Nick's Tour; or, The Cobbler Triumphant
Author: John Mitchell (1786-1856)
Publication: Nick's Tour; or, The Cobbler Triumphant
Publisher: J. Motherwell, and J. Orr
Publication type: Book
No full copy of this poem is available.
Archive/Library: Mitchell Library, Glasgow
Classmark(s): Gardyne Collection Volume 53
John Mitchell, not to be confused with the Aberdeen-based John Mitchell who contributed poetry to the Chartist Circular in this period, was born in Paisley in 1786 and died there in 1856. As well as a poet, he was also a shoemaker.
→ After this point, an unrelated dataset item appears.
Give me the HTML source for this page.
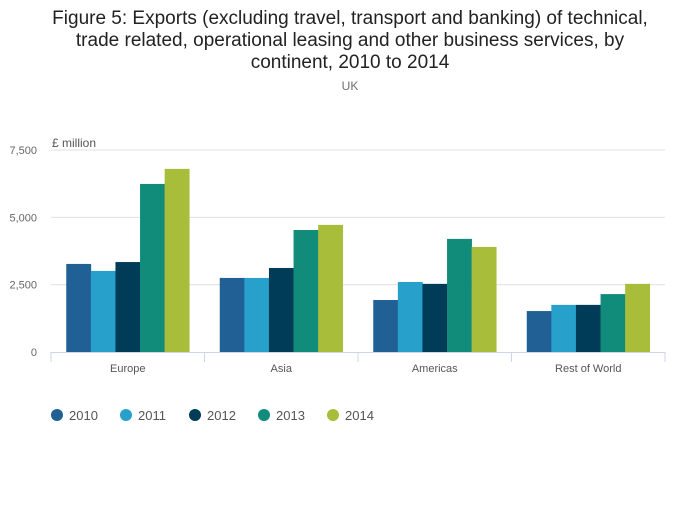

He appears to have identified with the cause of reform, as such poems as ‘Lines on the Celebration of Thomas Paine’s Birth-day’ demonstrate. Nick's Tour is a lively poem which is heavily indebted to Robert Burns's 'Tam O'Shanter', and the epigraph is from Burns's 'Address to the Devil'. The poem follows the devil, who comes to Scotland and (while disguised) encounters a wealthy 'knight', who is concerned with the contemporary culture of Reform and the Chartists. The man agrees to allow the devil to help him overthrow the cause of the working classes. However, when Satan goes into a working class community, the people spot his tail and chase him out of the town (in a manner that frequently invokes the chase of Meg, in 'Tam O'Shanter'. The poem is very much a celebration of the sharp-sightedness of the working classes and a mocking attack on wealthy anti-reformers. There is also a reference to the 'swinish multitude' - a phrase frequently used to describe the unenfranchised. Another poem Mitchell wrote, Cautious Tam - published in Paisley in 1847, may also have been indebted to 'Tam O'Shanter'.